- IATA: none; ICAO: KCHN; FAA LID: CHN;

Summary
- Airport type: Public use
- Owner: City of Wauchula
- Operator: Jerry Conerly
- Serves: Wauchula, Florida
- Location: Hardee County, Florida
- Elevation AMSL: 106 ft / 32 m
- Interactive map of Wauchula Municipal Airport

Runways
| Direction | Length |  | Surface |
| ft | m |
| 18/36 | 4,005 | 1,221 | Asphalt |

Statistics
- Aircraft operations (2018): 8,200
- Based aircraft (2022): 24
- Source: Federal Aviation Administration

= Wauchula Municipal Airport =

Airport in Florida, U.S.

Wauchula Municipal Airport is a public-use airport located 5 mi southwest of the central business district of the city of Wauchula in Hardee County, Florida, United States. The airport is publicly owned.
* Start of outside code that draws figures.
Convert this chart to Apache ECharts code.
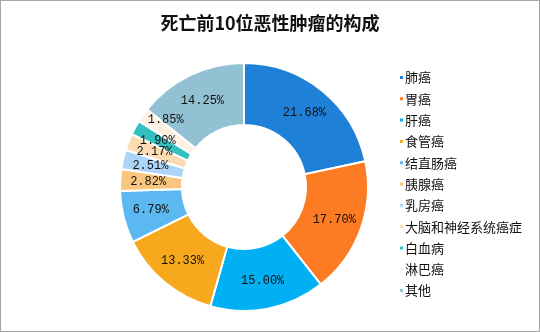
<!DOCTYPE html>
<html>
<head>
<meta charset="utf-8">
<script src="https://cdn.jsdelivr.net/npm/echarts@6/dist/echarts.min.js"></script>
<style>
  html, body { margin: 0; padding: 0; background: #fff; }
  #chart { width: 540px; height: 332px; box-sizing: border-box; border: 1px solid #a6a6a6; }
</style>
</head>
<body>
<div id="chart"></div>
<script>
// Cancer types among the top-10 causes of cancer death (share, %)
const categories = ['肺癌', '胃癌', '肝癌', '食管癌', '结直肠癌', '胰腺癌', '乳房癌', '大脑和神经系统癌症', '白血病', '淋巴癌', '其他'];
const shares = [21.68, 17.70, 15.00, 13.33, 6.79, 2.82, 2.51, 2.17, 1.90, 1.85, 14.25];
const palette = ['#1e80d6', '#fd7b23', '#00b0f2', '#f8a81c', '#5cb8f0', '#f8c67e', '#abd4f8', '#fbdcb2', '#33c1c0', '#fdf1e2', '#93c1d4'];
const titleText = '死亡前10位恶性肿瘤的构成';

// nudge the crowded small-slice labels apart
const labelNudge = { '白血病': [-2, 0], '淋巴癌': [0, -12] };

const chart = echarts.init(document.getElementById('chart'), null, { renderer: 'canvas' });

chart.setOption({
  backgroundColor: '#ffffff',
  animation: false,
  color: palette,
  title: {
    text: titleText,
    left: 'center',
    top: 8,
    textStyle: {
      fontFamily: '"Noto Sans CJK SC", sans-serif',
      fontWeight: 'bold',
      fontSize: 18,
      color: '#111'
    }
  },
  legend: {
    orient: 'vertical',
    left: 392,
    top: 65,
    icon: 'rect',
    itemWidth: 5,
    itemHeight: 5,
    itemGap: 8.3,
    textStyle: {
      fontFamily: '"Noto Sans CJK SC", sans-serif',
      fontSize: 13,
      color: '#111',
      padding: [0, 0, 0, -4]
    },
    data: categories
  },
  series: [{
    type: 'pie',
    center: [243, 186],
    radius: [62, 124],
    startAngle: 90,
    clockwise: true,
    avoidLabelOverlap: false,
    labelLayout: { hideOverlap: false },
    itemStyle: { borderColor: '#fff', borderWidth: 2 },
    label: {
      show: true,
      position: 'inside',
      formatter: p => p.value.toFixed(2) + '%',
      fontFamily: '"Liberation Mono", "DejaVu Sans Mono", monospace',
      fontSize: 12,
      color: '#111'
    },
    labelLine: { show: false },
    data: categories.map((name, i) => {
      const item = { name, value: shares[i] };
      if (labelNudge[name]) item.label = { offset: labelNudge[name] };
      return item;
    })
  }]
});
</script>
</body>
</html>
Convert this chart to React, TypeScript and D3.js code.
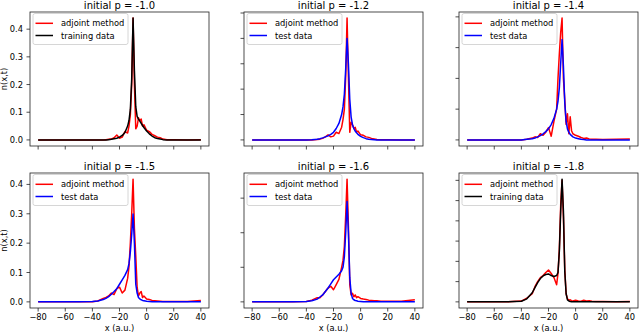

==Facilities and aircraft==

Wauchula Municipal Airport covers an area of 106 acres (43 ha) at an elevation of 106 feet (32 m) above mean sea level. It has one runway:
18/36 is 4,005 by 75 feet (1,221 x 23 m) asphalt runway.

For the 12-month period ending July 25, 2018, the airport had 8,200 aircraft operations, an average of 22 per day: 100% general aviation. In April 2022, there were 24 aircraft based at this airport: 18 single-engine, 2 multi-engine and 4 helicopter.